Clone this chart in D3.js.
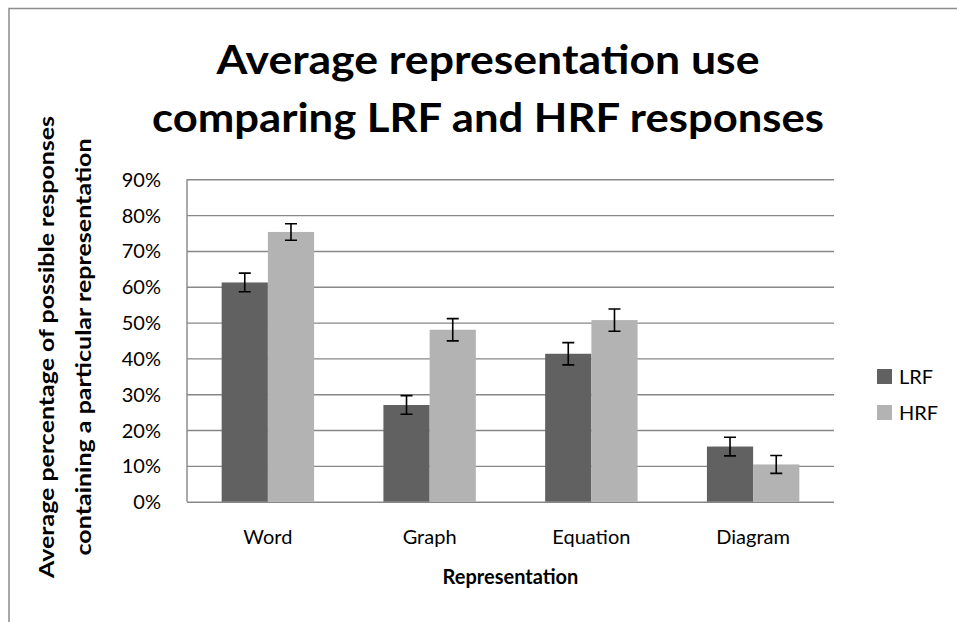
<!DOCTYPE html>
<html lang="en">
<head>
<meta charset="utf-8">
<script src="https://d3js.org/d3.v7.min.js"></script>
<style type="text/css">
body {
	margin: 0;
	background: #fff;
}
text {
	font-family: Lato, "Open Sans", sans-serif;
	fill: #000;
}
</style>
</head>
<body>
<script type="text/javascript">

// Chart data
var categories = ["Word", "Graph", "Equation", "Diagram"];
var seriesNames = ["LRF", "HRF"];
var lrfValues = [61.2, 27.0, 41.3, 15.4];
var hrfValues = [75.3, 48.0, 50.7, 10.4];
var lrfErrors = [2.6, 2.6, 3.1, 2.6];
var hrfErrors = [2.3, 3.1, 3.1, 2.5];
var yTicks = [0, 10, 20, 30, 40, 50, 60, 70, 80, 90];

var width = 957;
var height = 622;

// plot area
var margin = {left: 187, right: 123, top: 179.3, bottom: 120.3};
var plotW = width - margin.left - margin.right;
var plotH = height - margin.top - margin.bottom;

var colors = {LRF: "#616161", HRF: "#b3b3b3"};

var svg = d3.select("body")
            .append("svg")
            .attr("width", width)
            .attr("height", height);

// outer chart border
svg.append("path")
   .attr("d", "M9,622 V8.5 H957")
   .style("fill", "none")
   .style("stroke", "#8c8c8c")
   .style("stroke-width", 1.5);

// title
var titleLines = [
  {text: "Average representation use", y: 74, len: 543},
  {text: "comparing LRF and HRF responses", y: 131.7, len: 672}
];
svg.selectAll(".title")
   .data(titleLines)
   .enter()
   .append("text")
   .attr("class", "title")
   .attr("x", 488)
   .attr("y", function(d) { return d.y; })
   .attr("text-anchor", "middle")
   .attr("textLength", function(d) { return d.len; })
   .attr("lengthAdjust", "spacingAndGlyphs")
   .style("font-size", "40px")
   .style("font-weight", "bold")
   .text(function(d) { return d.text; });

var g = svg.append("g")
           .attr("transform", "translate(" + margin.left + "," + margin.top + ")");

// scales
var x0 = d3.scaleBand()
           .domain(categories)
           .range([0, plotW])
           .paddingInner(1.5 / 3.5)
           .paddingOuter(0.75 / 3.5);

var x1 = d3.scaleBand()
           .domain(seriesNames)
           .range([0, x0.bandwidth()]);

var y = d3.scaleLinear()
          .domain([0, 90])
          .range([plotH, 0]);

// gridlines
var yAxis = d3.axisLeft(y)
              .tickValues(yTicks)
              .tickSize(-plotW)
              .tickFormat(function(d) { return d + "%"; });

var yg = g.append("g").call(yAxis);
yg.select(".domain").remove();
yg.selectAll(".tick line")
  .style("stroke", "#878787")
  .style("stroke-width", 1.4);
yg.selectAll(".tick text")
  .attr("x", -26)
  .attr("dy", "0.35em")
  .style("font-size", "20px")
  .style("font-family", "Lato, sans-serif")
  .style("fill", "#000");

// left axis line
g.append("line")
 .attr("x1", 0).attr("x2", 0)
 .attr("y1", 0).attr("y2", plotH)
 .style("stroke", "#878787")
 .style("stroke-width", 1.4);

// bars
var rows = categories.map(function(c, i) {
  return [
    {cat: c, series: "LRF", value: lrfValues[i], err: lrfErrors[i]},
    {cat: c, series: "HRF", value: hrfValues[i], err: hrfErrors[i]}
  ];
});

var groups = g.selectAll(".group")
              .data(rows)
              .enter()
              .append("g")
              .attr("class", "group")
              .attr("transform", function(d) { return "translate(" + x0(d[0].cat) + ",0)"; });

groups.selectAll("rect")
      .data(function(d) { return d; })
      .enter()
      .append("rect")
      .attr("x", function(d) { return x1(d.series); })
      .attr("width", x1.bandwidth())
      .attr("y", function(d) { return y(d.value); })
      .attr("height", function(d) { return plotH - y(d.value); })
      .style("fill", function(d) { return colors[d.series]; });

// error bars
var errs = groups.selectAll(".err")
                 .data(function(d) { return d; })
                 .enter()
                 .append("path")
                 .attr("class", "err")
                 .attr("d", function(d) {
                   var cx = x1(d.series) + x1.bandwidth() / 2;
                   var top = y(d.value + d.err);
                   var bot = y(d.value - d.err);
                   return "M" + (cx - 6) + "," + top + "H" + (cx + 6) +
                          "M" + cx + "," + top + "V" + bot +
                          "M" + (cx - 6) + "," + bot + "H" + (cx + 6);
                 })
                 .style("fill", "none")
                 .style("stroke", "#000")
                 .style("stroke-width", 1.6);

// category labels
g.selectAll(".cat")
 .data(categories)
 .enter()
 .append("text")
 .attr("class", "cat")
 .attr("x", function(d) { return x0(d) + x0.bandwidth() / 2; })
 .attr("y", 544 - margin.top)
 .attr("text-anchor", "middle")
 .style("font-size", "20px")
 .text(function(d) { return d; });

// x axis title
svg.append("text")
   .attr("x", margin.left + plotW / 2)
   .attr("y", 584)
   .attr("text-anchor", "middle")
   .style("font-size", "20px")
   .style("font-weight", "bold")
   .text("Representation");

// y axis title
var yTitle = [
  {text: "Average percentage of possible responses", x: 54, len: 462},
  {text: "containing a particular representation", x: 91, len: 417}
];
svg.selectAll(".ytitle")
   .data(yTitle)
   .enter()
   .append("text")
   .attr("class", "ytitle")
   .attr("transform", function(d) { return "translate(" + d.x + ",347) rotate(-90)"; })
   .attr("text-anchor", "middle")
   .attr("textLength", function(d) { return d.len; })
   .attr("lengthAdjust", "spacingAndGlyphs")
   .style("font-size", "21px")
   .style("font-weight", "bold")
   .text(function(d) { return d.text; });

// legend
var legend = svg.selectAll(".legend")
                .data(seriesNames)
                .enter()
                .append("g")
                .attr("class", "legend")
                .attr("transform", function(d, i) { return "translate(877," + (369 + i * 36) + ")"; });

legend.append("rect")
      .attr("width", 15)
      .attr("height", 15)
      .style("fill", function(d) { return colors[d]; });

legend.append("text")
      .attr("x", 22)
      .attr("y", 7.5)
      .attr("dy", "0.35em")
      .style("font-size", "20px")
      .text(function(d) { return d; });

</script>
</body>
</html>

▸ **Exercise requirements**
Copy out the data above exactly, except the pictures.

▸ **Written response**
Clone this chart in D3.js.
<!DOCTYPE html>
<html lang="en">
<head>
<meta charset="utf-8">
<script src="https://d3js.org/d3.v7.min.js"></script>
<style type="text/css">
body {
	margin: 0;
	background: #fff;
}
text {
	font-family: Lato, "Open Sans", sans-serif;
	fill: #000;
}
</style>
</head>
<body>
<script type="text/javascript">

// Chart data
var categories = ["Word", "Graph", "Equation", "Diagram"];
var seriesNames = ["LRF", "HRF"];
var lrfValues = [61.2, 27.0, 41.3, 15.4];
var hrfValues = [75.3, 48.0, 50.7, 10.4];
var lrfErrors = [2.6, 2.6, 3.1, 2.6];
var hrfErrors = [2.3, 3.1, 3.1, 2.5];
var yTicks = [0, 10, 20, 30, 40, 50, 60, 70, 80, 90];

var width = 957;
var height = 622;

// plot area
var margin = {left: 187, right: 123, top: 179.3, bottom: 120.3};
var plotW = width - margin.left - margin.right;
var plotH = height - margin.top - margin.bottom;

var colors = {LRF: "#616161", HRF: "#b3b3b3"};

var svg = d3.select("body")
            .append("svg")
            .attr("width", width)
            .attr("height", height);

// outer chart border
svg.append("path")
   .attr("d", "M9,622 V8.5 H957")
   .style("fill", "none")
   .style("stroke", "#8c8c8c")
   .style("stroke-width", 1.5);

// title
var titleLines = [
  {text: "Average representation use", y: 74, len: 543},
  {text: "comparing LRF and HRF responses", y: 131.7, len: 672}
];
svg.selectAll(".title")
   .data(titleLines)
   .enter()
   .append("text")
   .attr("class", "title")
   .attr("x", 488)
   .attr("y", function(d) { return d.y; })
   .attr("text-anchor", "middle")
   .attr("textLength", function(d) { return d.len; })
   .attr("lengthAdjust", "spacingAndGlyphs")
   .style("font-size", "40px")
   .style("font-weight", "bold")
   .text(function(d) { return d.text; });

var g = svg.append("g")
           .attr("transform", "translate(" + margin.left + "," + margin.top + ")");

// scales
var x0 = d3.scaleBand()
           .domain(categories)
           .range([0, plotW])
           .paddingInner(1.5 / 3.5)
           .paddingOuter(0.75 / 3.5);

var x1 = d3.scaleBand()
           .domain(seriesNames)
           .range([0, x0.bandwidth()]);

var y = d3.scaleLinear()
          .domain([0, 90])
          .range([plotH, 0]);

// gridlines
var yAxis = d3.axisLeft(y)
              .tickValues(yTicks)
              .tickSize(-plotW)
              .tickFormat(function(d) { return d + "%"; });

var yg = g.append("g").call(yAxis);
yg.select(".domain").remove();
yg.selectAll(".tick line")
  .style("stroke", "#878787")
  .style("stroke-width", 1.4);
yg.selectAll(".tick text")
  .attr("x", -26)
  .attr("dy", "0.35em")
  .style("font-size", "20px")
  .style("font-family", "Lato, sans-serif")
  .style("fill", "#000");

// left axis line
g.append("line")
 .attr("x1", 0).attr("x2", 0)
 .attr("y1", 0).attr("y2", plotH)
 .style("stroke", "#878787")
 .style("stroke-width", 1.4);

// bars
var rows = categories.map(function(c, i) {
  return [
    {cat: c, series: "LRF", value: lrfValues[i], err: lrfErrors[i]},
    {cat: c, series: "HRF", value: hrfValues[i], err: hrfErrors[i]}
  ];
});

var groups = g.selectAll(".group")
              .data(rows)
              .enter()
              .append("g")
              .attr("class", "group")
              .attr("transform", function(d) { return "translate(" + x0(d[0].cat) + ",0)"; });

groups.selectAll("rect")
      .data(function(d) { return d; })
      .enter()
      .append("rect")
      .attr("x", function(d) { return x1(d.series); })
      .attr("width", x1.bandwidth())
      .attr("y", function(d) { return y(d.value); })
      .attr("height", function(d) { return plotH - y(d.value); })
      .style("fill", function(d) { return colors[d.series]; });

// error bars
var errs = groups.selectAll(".err")
                 .data(function(d) { return d; })
                 .enter()
                 .append("path")
                 .attr("class", "err")
                 .attr("d", function(d) {
                   var cx = x1(d.series) + x1.bandwidth() / 2;
                   var top = y(d.value + d.err);
                   var bot = y(d.value - d.err);
                   return "M" + (cx - 6) + "," + top + "H" + (cx + 6) +
                          "M" + cx + "," + top + "V" + bot +
                          "M" + (cx - 6) + "," + bot + "H" + (cx + 6);
                 })
                 .style("fill", "none")
                 .style("stroke", "#000")
                 .style("stroke-width", 1.6);

// category labels
g.selectAll(".cat")
 .data(categories)
 .enter()
 .append("text")
 .attr("class", "cat")
 .attr("x", function(d) { return x0(d) + x0.bandwidth() / 2; })
 .attr("y", 544 - margin.top)
 .attr("text-anchor", "middle")
 .style("font-size", "20px")
 .text(function(d) { return d; });

// x axis title
svg.append("text")
   .attr("x", margin.left + plotW / 2)
   .attr("y", 584)
   .attr("text-anchor", "middle")
   .style("font-size", "20px")
   .style("font-weight", "bold")
   .text("Representation");

// y axis title
var yTitle = [
  {text: "Average percentage of possible responses", x: 54, len: 462},
  {text: "containing a particular representation", x: 91, len: 417}
];
svg.selectAll(".ytitle")
   .data(yTitle)
   .enter()
   .append("text")
   .attr("class", "ytitle")
   .attr("transform", function(d) { return "translate(" + d.x + ",347) rotate(-90)"; })
   .attr("text-anchor", "middle")
   .attr("textLength", function(d) { return d.len; })
   .attr("lengthAdjust", "spacingAndGlyphs")
   .style("font-size", "21px")
   .style("font-weight", "bold")
   .text(function(d) { return d.text; });

// legend
var legend = svg.selectAll(".legend")
                .data(seriesNames)
                .enter()
                .append("g")
                .attr("class", "legend")
                .attr("transform", function(d, i) { return "translate(877," + (369 + i * 36) + ")"; });

legend.append("rect")
      .attr("width", 15)
      .attr("height", 15)
      .style("fill", function(d) { return colors[d]; });

legend.append("text")
      .attr("x", 22)
      .attr("y", 7.5)
      .attr("dy", "0.35em")
      .style("font-size", "20px")
      .text(function(d) { return d; });

</script>
</body>
</html>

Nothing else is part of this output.